### [Dataset extract]

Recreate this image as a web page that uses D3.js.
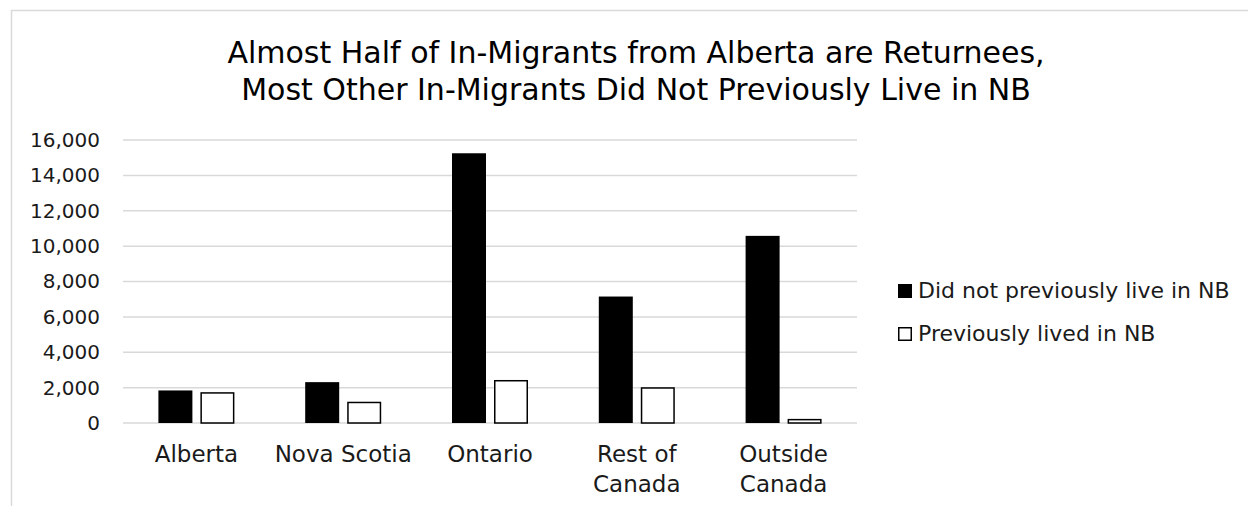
<!DOCTYPE html>
<html>
<head>
<meta charset="utf-8">
<script src="https://cdnjs.cloudflare.com/ajax/libs/d3/7.8.5/d3.min.js"></script>
<style>
body{margin:0;background:#fff;}
svg{display:block;font-family:"Century Gothic","DejaVu Sans",sans-serif;}
</style>
</head>
<body>
<div id="chart"></div>
<script>
// data
const categories = ['Alberta','Nova Scotia','Ontario','Rest of Canada','Outside Canada']
const seriesNames = ['Did not previously live in NB','Previously lived in NB']
const notLived = [1840, 2310, 15250, 7150, 10580]
const livedBefore = [1700, 1160, 2390, 1980, 190]
const yTicks = [0,2000,4000,6000,8000,10000,12000,14000,16000]
const titleLines = ['Almost Half of In-Migrants from Alberta are Returnees,','Most Other In-Migrants Did Not Previously Live in NB']

const width = 1248, height = 506
const margin = {left:123, right:391, top:140, bottom:83}

const svg = d3.select('#chart').append('svg')
	.attr('width',width)
	.attr('height',height)

// chart frame (light border, runs off right and bottom)
svg.append('rect')
	.attr('x',11.5).attr('y',10.5)
	.attr('width',width+20).attr('height',height+20)
	.attr('fill','#fff')
	.attr('stroke','#d9d9d9')
	.attr('stroke-width',1.5)

const x = d3.scaleBand()
	.domain(categories)
	.range([margin.left, width - margin.right])
const y = d3.scaleLinear()
	.domain([0,16000])
	.range([height - margin.bottom, margin.top])

// gridlines
svg.append('g')
	.selectAll('line').data(yTicks).enter().append('line')
	.attr('x1',margin.left).attr('x2',width - margin.right)
	.attr('y1',d => y(d)).attr('y2',d => y(d))
	.attr('stroke','#d9d9d9')
	.attr('stroke-width',1.5)

// y axis labels
const yAxis = svg.append('g')
	.attr('transform',`translate(${margin.left - 23},0)`)
	.call(d3.axisLeft(y).tickValues(yTicks).tickFormat(d3.format(',')).tickSize(0).tickPadding(0))
yAxis.select('.domain').remove()
yAxis.selectAll('text')
	.attr('font-family','"Century Gothic","DejaVu Sans",sans-serif')
	.attr('font-size',20)
	.attr('fill','#1a1a1a')

// bars
const barW = 34, gap = 8
const groups = svg.append('g')
	.selectAll('g').data(categories).enter().append('g')
	.attr('transform',d => `translate(${x(d) + x.bandwidth()/2},0)`)

groups.append('rect')
	.attr('x',-barW - gap/2)
	.attr('width',barW)
	.attr('y',(d,i) => y(notLived[i]))
	.attr('height',(d,i) => y(0) - y(notLived[i]))
	.attr('fill','#000')

groups.append('rect')
	.attr('x',gap/2 + 0.75)
	.attr('width',barW - 1.5)
	.attr('y',(d,i) => y(livedBefore[i]))
	.attr('height',(d,i) => y(0) - y(livedBefore[i]))
	.attr('fill','#fff')
	.attr('stroke','#000')
	.attr('stroke-width',1.5)

// category labels, wrapped like the original
const xLabels = {'Rest of Canada':['Rest of','Canada'],'Outside Canada':['Outside','Canada']}
groups.append('text')
	.attr('text-anchor','middle')
	.attr('font-size',23)
	.attr('fill','#1a1a1a')
	.selectAll('tspan').data(d => xLabels[d] || [d]).enter().append('tspan')
		.attr('x',0)
		.attr('y',(d,i) => 462 + i*30)
		.text(d => d)

// title
svg.append('text')
	.attr('text-anchor','middle')
	.attr('font-size',30)
	.attr('fill','#000')
	.selectAll('tspan').data(titleLines).enter().append('tspan')
		.attr('x',636)
		.attr('y',(d,i) => 63 + i*37)
		.text(d => d)

// legend
const legend = svg.append('g')
	.selectAll('g').data(seriesNames).enter().append('g')
	.attr('transform',(d,i) => `translate(898,${284 + i*43})`)
legend.append('rect')
	.attr('x',0.75).attr('y',0.75)
	.attr('width',12.5).attr('height',12.5)
	.attr('fill',(d,i) => i === 0 ? '#000' : '#fff')
	.attr('stroke','#000')
	.attr('stroke-width',1.5)
legend.append('text')
	.attr('x',20)
	.attr('y',14)
	.attr('font-size',22)
	.attr('fill','#1a1a1a')
	.text(d => d)
</script>
</body>
</html>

### [Set task]
Copy all the lines of data exactly as they appear, dropping any images.

### [Solution for this task]
Recreate this image as a web page that uses D3.js.
<!DOCTYPE html>
<html>
<head>
<meta charset="utf-8">
<script src="https://cdnjs.cloudflare.com/ajax/libs/d3/7.8.5/d3.min.js"></script>
<style>
body{margin:0;background:#fff;}
svg{display:block;font-family:"Century Gothic","DejaVu Sans",sans-serif;}
</style>
</head>
<body>
<div id="chart"></div>
<script>
// data
const categories = ['Alberta','Nova Scotia','Ontario','Rest of Canada','Outside Canada']
const seriesNames = ['Did not previously live in NB','Previously lived in NB']
const notLived = [1840, 2310, 15250, 7150, 10580]
const livedBefore = [1700, 1160, 2390, 1980, 190]
const yTicks = [0,2000,4000,6000,8000,10000,12000,14000,16000]
const titleLines = ['Almost Half of In-Migrants from Alberta are Returnees,','Most Other In-Migrants Did Not Previously Live in NB']

const width = 1248, height = 506
const margin = {left:123, right:391, top:140, bottom:83}

const svg = d3.select('#chart').append('svg')
	.attr('width',width)
	.attr('height',height)

// chart frame (light border, runs off right and bottom)
svg.append('rect')
	.attr('x',11.5).attr('y',10.5)
	.attr('width',width+20).attr('height',height+20)
	.attr('fill','#fff')
	.attr('stroke','#d9d9d9')
	.attr('stroke-width',1.5)

const x = d3.scaleBand()
	.domain(categories)
	.range([margin.left, width - margin.right])
const y = d3.scaleLinear()
	.domain([0,16000])
	.range([height - margin.bottom, margin.top])

// gridlines
svg.append('g')
	.selectAll('line').data(yTicks).enter().append('line')
	.attr('x1',margin.left).attr('x2',width - margin.right)
	.attr('y1',d => y(d)).attr('y2',d => y(d))
	.attr('stroke','#d9d9d9')
	.attr('stroke-width',1.5)

// y axis labels
const yAxis = svg.append('g')
	.attr('transform',`translate(${margin.left - 23},0)`)
	.call(d3.axisLeft(y).tickValues(yTicks).tickFormat(d3.format(',')).tickSize(0).tickPadding(0))
yAxis.select('.domain').remove()
yAxis.selectAll('text')
	.attr('font-family','"Century Gothic","DejaVu Sans",sans-serif')
	.attr('font-size',20)
	.attr('fill','#1a1a1a')

// bars
const barW = 34, gap = 8
const groups = svg.append('g')
	.selectAll('g').data(categories).enter().append('g')
	.attr('transform',d => `translate(${x(d) + x.bandwidth()/2},0)`)

groups.append('rect')
	.attr('x',-barW - gap/2)
	.attr('width',barW)
	.attr('y',(d,i) => y(notLived[i]))
	.attr('height',(d,i) => y(0) - y(notLived[i]))
	.attr('fill','#000')

groups.append('rect')
	.attr('x',gap/2 + 0.75)
	.attr('width',barW - 1.5)
	.attr('y',(d,i) => y(livedBefore[i]))
	.attr('height',(d,i) => y(0) - y(livedBefore[i]))
	.attr('fill','#fff')
	.attr('stroke','#000')
	.attr('stroke-width',1.5)

// category labels, wrapped like the original
const xLabels = {'Rest of Canada':['Rest of','Canada'],'Outside Canada':['Outside','Canada']}
groups.append('text')
	.attr('text-anchor','middle')
	.attr('font-size',23)
	.attr('fill','#1a1a1a')
	.selectAll('tspan').data(d => xLabels[d] || [d]).enter().append('tspan')
		.attr('x',0)
		.attr('y',(d,i) => 462 + i*30)
		.text(d => d)

// title
svg.append('text')
	.attr('text-anchor','middle')
	.attr('font-size',30)
	.attr('fill','#000')
	.selectAll('tspan').data(titleLines).enter().append('tspan')
		.attr('x',636)
		.attr('y',(d,i) => 63 + i*37)
		.text(d => d)

// legend
const legend = svg.append('g')
	.selectAll('g').data(seriesNames).enter().append('g')
	.attr('transform',(d,i) => `translate(898,${284 + i*43})`)
legend.append('rect')
	.attr('x',0.75).attr('y',0.75)
	.attr('width',12.5).attr('height',12.5)
	.attr('fill',(d,i) => i === 0 ? '#000' : '#fff')
	.attr('stroke','#000')
	.attr('stroke-width',1.5)
legend.append('text')
	.attr('x',20)
	.attr('y',14)
	.attr('font-size',22)
	.attr('fill','#1a1a1a')
	.text(d => d)
</script>
</body>
</html>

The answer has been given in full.